I-495 shoulder in Va. to open for late rush

The left shoulder on the Capital Beltway’s inner loop will be converted into a rush-hour travel lane south of the American Legion Bridge, Gov. Robert F. McDonnell (R) announced Tuesday.

The effect will be to have five travel lanes for 1.5 miles from Old Dominion Drive north to the George Washington Memorial Parkway interchange.

The new left lane on the inner loop will be open for traffic during the afternoon rush once a $20 million conversion project is done in late 2014.

— Robert Thomson

Petworth man held in stabbings

A D.C. Superior Court judge called a Petworth man suspected in the stabbings of four women in Northwest a “serial offender” Tuesday and ordered him to remain in the D.C. jail until trial.

Magistrate Judge Frederick Sullivan said prosecutors presented enough evidence to find probable cause to hold Garey Jones III, 20, on charges of assault with a deadly weapon in connection with one of the attacks.

Assistant U.S. Attorney Brittain Shaw said four late-night attacks on women in Petworth and Bloomingdale between May 5 and June 19 “all seemed to happen for no reason.” None of the women was seriously wounded.

— Keith L. Alexander

‘Living wage’ bill on council’s agenda

The D.C. Council on Wednesday is scheduled to take a first vote on a bill that would require large businesses to pay their employees a “living wage” of $12.50 an hour — a significant increase over the D.C. minimum wage of $8.25.

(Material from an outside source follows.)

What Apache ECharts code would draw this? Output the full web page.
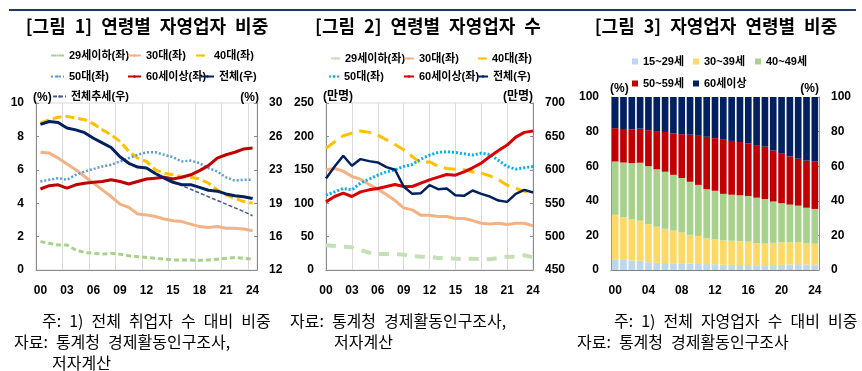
<!DOCTYPE html>
<html><head><meta charset="utf-8">
<script src="https://cdn.jsdelivr.net/npm/echarts@6/dist/echarts.min.js"></script>
<style>html,body{margin:0;padding:0;background:#fff}#c{width:862px;height:371px}</style>
</head><body><div id="c"></div>
<script>
// ---------- DATA ----------
const years = ['00','01','02','03','04','05','06','07','08','09','10','11','12','13','14','15','16','17','18','19','20','21','22','23','24'];

// Figure 1: share of total employed (%), left axis; total on right axis
const f1_u29   = [1.7,1.6,1.5,1.5,1.2,1.05,1.0,0.95,1.0,0.95,0.85,0.8,0.75,0.7,0.65,0.6,0.6,0.6,0.58,0.6,0.65,0.7,0.75,0.7,0.65];
const f1_30s   = [7.05,7.0,6.7,6.35,6.0,5.6,5.2,4.8,4.4,3.95,3.75,3.35,3.3,3.2,3.05,2.95,2.9,2.75,2.6,2.55,2.6,2.5,2.5,2.45,2.35];
const f1_40s   = [8.8,9.0,9.15,9.2,9.1,9.0,8.75,8.4,8.1,7.7,7.1,6.7,6.5,6.0,5.8,5.7,5.6,5.55,5.45,5.2,4.8,4.5,4.3,4.1,4.0];
const f1_50s   = [5.3,5.4,5.5,5.4,5.7,5.9,6.05,6.2,6.3,6.5,6.7,6.9,7.05,7.05,6.9,6.75,6.5,6.55,6.4,6.1,5.9,5.55,5.35,5.4,5.4];
const f1_60p   = [4.85,5.05,5.1,4.9,5.1,5.2,5.25,5.3,5.4,5.3,5.15,5.3,5.45,5.5,5.55,5.45,5.55,5.7,5.95,6.25,6.7,6.9,7.05,7.25,7.3];
const f1_total = [27.7,28.0,27.9,27.3,27.1,26.8,26.2,25.7,25.2,24.2,23.5,23.1,23.0,22.4,21.9,21.45,21.2,21.2,20.9,20.6,20.5,20.2,20.0,19.9,19.7];
const f1_trend = [null,null,null,null,null,null,null,null,null,null,null,null,null,null,null,21.45,21.1,20.7,20.3,19.9,19.5,19.1,18.7,18.3,17.85];

// Figure 2: number of self-employed (10k persons)
const f2_u29   = [37,36,35,34,30,26,24,24,24,23,21,20,20,18,18,17,17,17,16,16,18,20,20,22,19];
const f2_30s   = [150,152,148,140,136,128,121,113,104,93,90,82,82,80,80,77,77,74,70,69,70,68,70,70,66];
const f2_40s   = [182,192,201,205,208,206,202,195,188,180,170,160,162,155,152,151,150,147,145,141,135,127,122,118,115];
const f2_50s   = [112,117,122,120,130,136,142,147,150,155,158,166,172,176,177,176,174,172,175,173,164,155,151,153,155];
const f2_60p   = [102,110,115,110,117,120,122,125,128,125,125,130,135,139,143,142,147,153,160,170,179,187,199,206,208];
const f2_total = [587,605,621,606,616,613,611,604,600,575,564,565,577,571,572,562,561,569,564,560,554,552,564,570,566];

// Figure 3: composition of self-employed by age (%)
const f3_15_29 = [6.2,5.8,5.5,5.3,4.5,4.2,4.0,3.9,3.9,3.7,3.5,3.4,3.3,3.1,3.0,2.9,2.9,2.8,2.8,2.9,3.0,3.2,3.4,3.2,3.0];
const f3_30_39 = [25.7,24.7,23.7,23.2,22.0,20.8,19.8,18.9,17.8,16.6,16.2,14.9,14.5,14.1,13.9,13.7,13.5,12.8,12.5,12.8,12.9,12.8,12.8,12.4,12.2];
const f3_40_49 = [30.8,31.6,32.6,33.5,33.5,33.2,33.0,32.2,31.5,30.7,29.5,28.4,28.0,26.8,26.6,26.6,26.4,26.2,25.7,23.9,22.7,21.8,21.0,20.4,20.1];
const f3_50_59 = [19.3,19.4,19.4,19.7,20.8,22.1,23.0,24.0,25.3,27.2,28.8,30.3,30.4,31.3,31.1,30.8,30.4,30.4,30.3,29.4,28.6,27.9,27.1,27.2,27.3];
const f3_60p   = [18.0,18.5,18.8,18.3,19.2,19.7,20.2,21.0,21.5,21.8,22.0,23.0,23.8,24.7,25.4,26.0,26.8,27.8,28.7,31.0,32.8,34.3,35.7,36.8,37.4];

// ---------- STYLE ----------
const NUM = "'Liberation Sans Narrow','Liberation Sans','Noto Sans CJK KR',sans-serif";
const C = {u29:'#a9d18e', u29b:'#c5e0b4', s30:'#f4b183', s40:'#ffc000', s50:'#5b9bd5', s50b:'#00b0f0', s60:'#c00000', tot:'#002060', trend:'#4a5a96',
           b15:'#bdd7ee', b30:'#ffd966', b40:'#a9d18e', b50:'#c00000', b60:'#002060'};
const axisLbl = {fontFamily: NUM, fontWeight:'bold', fontSize: 12, color:'#000'};
const legTxt = {fontFamily: NUM, fontWeight:'bold', fontSize: 11, color:'#000'};
const SP = '\u2002';

function leg(name, left, cy, w, h, icon) {
  const o = {data:[name], left:left, top: cy - 7, itemWidth:w, itemHeight: h || 3, padding:0, itemGap:0,
             textStyle: legTxt, selectedMode:false};
  if (icon) o.icon = icon;
  return o;
}
function yAx(grid, min, max, interval, pos, fmt) {
  return {type:'value', gridIndex:grid, min:min, max:max, interval:interval, position:pos,
    axisLine:{show:true, lineStyle:{color:'#8c8c8c'}},
    axisTick:{show:true, inside:true, length:3, lineStyle:{color:'#8c8c8c'}},
    splitLine:{show:false},
    axisLabel:Object.assign({margin:12, formatter: fmt || undefined}, axisLbl)};
}
function line(name, data, x, y, color, width, type, z) {
  return {name:name, type:'line', xAxisIndex:x, yAxisIndex:y, data:data, symbol:'none', z: z || 2,
    lineStyle:{color:color, width:width, type:type || 'solid'}, itemStyle:{color:color}};
}
function bar(name, data, color) {
  return {name:name, type:'bar', stack:'f3', xAxisIndex:2, yAxisIndex:4, data:data, barCategoryGap:'20%',
    itemStyle:{color:color}};
}
function txt(text, x, y, font, align) {
  return {type:'text', silent:true, style:{text:text, x:x, y:y, textAlign: align || 'left', textVerticalAlign:'middle', font:font, fill:'#000'}};
}
const TF = "bold 18px 'Noto Sans CJK KR'";
const FF = "16px 'Noto Sans CJK KR'";
const UF = "bold 12px " + NUM;

const option = {
  animation:false,
  backgroundColor:'#fff',
  grid:[
    {left:36, top:103, width:221, height:167, show:true, borderColor:'#d9d9d9', borderWidth:1},
    {left:326, top:103, width:207, height:167, show:true, borderColor:'#d9d9d9', borderWidth:1},
    {left:611, top:97, width:208, height:173}
  ],
  xAxis:[
    {type:'category', gridIndex:0, data:years, boundaryGap:true,
     axisLine:{lineStyle:{color:'#8c8c8c'}}, axisTick:{show:false},
     axisLabel:Object.assign({interval:2, margin:15}, axisLbl),
     splitLine:{show:true, interval:2, lineStyle:{color:'#d9d9d9'}}},
    {type:'category', gridIndex:1, data:years, boundaryGap:false,
     axisLine:{lineStyle:{color:'#8c8c8c'}}, axisTick:{show:false},
     axisLabel:Object.assign({interval:2, margin:15}, axisLbl),
     splitLine:{show:true, interval:2, lineStyle:{color:'#d9d9d9'}}},
    {type:'category', gridIndex:2, data:years, boundaryGap:true,
     axisLine:{lineStyle:{color:'#7f7f7f'}}, axisTick:{show:false},
     axisLabel:Object.assign({interval:3, margin:15}, axisLbl)}
  ],
  yAxis:[
    yAx(0, 0, 10, 2, 'left'),
    yAx(0, 12, 30, 3.6, 'right', v => String(Math.round(v))),
    yAx(1, 0, 250, 50, 'left'),
    yAx(1, 450, 700, 50, 'right'),
    yAx(2, 0, 100, 20, 'left'),
    yAx(2, 0, 100, 20, 'right')
  ],
  legend:[
    // figure 1
    leg('29세이하(좌)', 50, 57, 13, 3),
    leg('30대(좌)', 127, 57, 13, 3),
    leg('40대(좌)', 195, 57, 13, 3),
    leg('50대(좌)', 50, 78, 13, 3),
    leg('60세이상(좌)', 127, 78, 13, 3),
    leg('전체(우)', 200, 78, 13, 3),
    leg('전체추세(우)', 52, 98, 13, 3),
    // figure 2
    leg('29세이하(좌) ', 330, 60, 9, 3),
    leg('30대(좌) ', 403, 60, 10, 3),
    leg('40대(좌) ', 477, 60, 9, 3),
    leg('50대(좌) ', 328, 78, 10, 3),
    leg('60세이상(좌) ', 403, 78, 10, 3),
    leg('전체(우) ', 477, 78, 10, 3),
    // figure 3
    leg('15~29세', 632, 63, 6, 6, 'rect'),
    leg('30~39세', 693, 63, 6, 6, 'rect'),
    leg('40~49세', 755, 63, 6, 6, 'rect'),
    leg('50~59세', 632, 85, 6, 6, 'rect'),
    leg('60세이상', 693, 85, 6, 6, 'rect')
  ],
  series:[
    line('29세이하(좌)', f1_u29, 0, 0, C.u29, 3, [5,3]),
    line('30대(좌)', f1_30s, 0, 0, C.s30, 3),
    line('40대(좌)', f1_40s, 0, 0, C.s40, 3, [9,4]),
    line('50대(좌)', f1_50s, 0, 0, C.s50, 2.5, [2,2]),
    line('60세이상(좌)', f1_60p, 0, 0, C.s60, 3),
    line('전체(우)', f1_total, 0, 1, C.tot, 3, 'solid', 4),
    line('전체추세(우)', f1_trend, 0, 1, C.trend, 1.5, [4,2], 3),

    line('29세이하(좌) ', f2_u29, 1, 2, C.u29b, 4, [10,8]),
    line('30대(좌) ', f2_30s, 1, 2, C.s30, 3),
    line('40대(좌) ', f2_40s, 1, 2, C.s40, 3, [12,7]),
    line('50대(좌) ', f2_50s, 1, 2, C.s50b, 3, [2,2]),
    line('60세이상(좌) ', f2_60p, 1, 2, '#d90000', 3),
    line('전체(우) ', f2_total, 1, 3, C.tot, 2.5, 'solid', 4),

    bar('15~29세', f3_15_29, C.b15),
    bar('30~39세', f3_30_39, C.b30),
    bar('40~49세', f3_40_49, C.b40),
    bar('50~59세', f3_50_59, C.b50),
    bar('60세이상', f3_60p, C.b60)
  ],
  graphic:[
    {type:'line', shape:{x1:9, y1:10, x2:856, y2:10}, style:{stroke:'#1f3864', lineWidth:2}, silent:true},
    txt(['[그림', '1]', '연령별', '자영업자', '비중'].join(SP), 147, 26, TF, 'center'),
    txt(['[그림', '2]', '연령별', '자영업자', '수'].join(SP), 428, 26, TF, 'center'),
    txt(['[그림', '3]', '자영업자', '연령별', '비중'].join(SP), 716, 26, TF, 'center'),
    // units
    txt('(%)', 33, 98, UF),
    txt('(%)', 259, 98, UF, 'right'),
    txt('(만명)', 323, 97, UF),
    txt('(만명)', 533, 97, UF, 'right'),
    txt('(%)', 610, 89, UF),
    txt('(%)', 819, 89, UF, 'right'),
    // footnotes
    txt(['주:', '1)', '전체', '취업자', '수', '대비', '비중'].join(SP), 42, 321, FF),
    txt(['자료:', '통계청', '경제활동인구조사,'].join(SP), 14, 342, FF),
    txt('저자계산', 52, 363, FF),
    txt(['자료:', '통계청', '경제활동인구조사,'].join(SP), 290, 321, FF),
    txt('저자계산', 334, 342, FF),
    txt(['주:', '1)', '전체', '자영업자', '수', '대비', '비중'].join(SP), 614, 321, FF),
    txt(['자료:', '통계청', '경제활동인구조사'].join(SP), 577, 342, FF)
  ]
};
const chart = echarts.init(document.getElementById('c'), null, {renderer:'canvas'});
chart.setOption(option);
</script></body></html>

The fate of the measure remained uncertain Tuesday, as council vote counters said sentiment on the bill is split.

— Mike DeBonis

Cuccinelli to fight for anti-sodomy law

Attorney General Ken Cuccinelli II on Tuesday filed an appeal to the U.S. Supreme Court aimed at preserving Virginia’s ­anti-sodomy law.

Cuccinelli (R) asked the court to overturn a March decision by the U.S. Court of Appeals for the 4th Circuit to strike down the law, which was used in 2005 to convict a 47-year-old man of soliciting oral sex from a 17-year-old girl.

The appeals court ruled that prosecutors could not use Virginia’s statute to convict William Scott MacDonald because the Supreme Court had, in a landmark 2003 ruling, invalidated sodomy statutes that criminalize sexual activity between consenting adults.

Virginia’s statute outlaws all acts of oral and anal sex.

Cuccinelli said the law remains a useful tool for prosecutors seeking to convict predators.

— Laura Vozzella

Man pleads guilty to prostituting teen

A 29-year-old man pleaded guilty Tuesday to recruiting and prostituting a 15-year-old girl, admitting in federal court that he and his girlfriend arranged for the teen to perform sex acts for money in the Washington area.

In a hearing in Alexandria, Ronnie P. Holmes said that the girl claimed to be 18 but that he had enough information to know better.

Holmes is scheduled to be sentenced Sept. 27.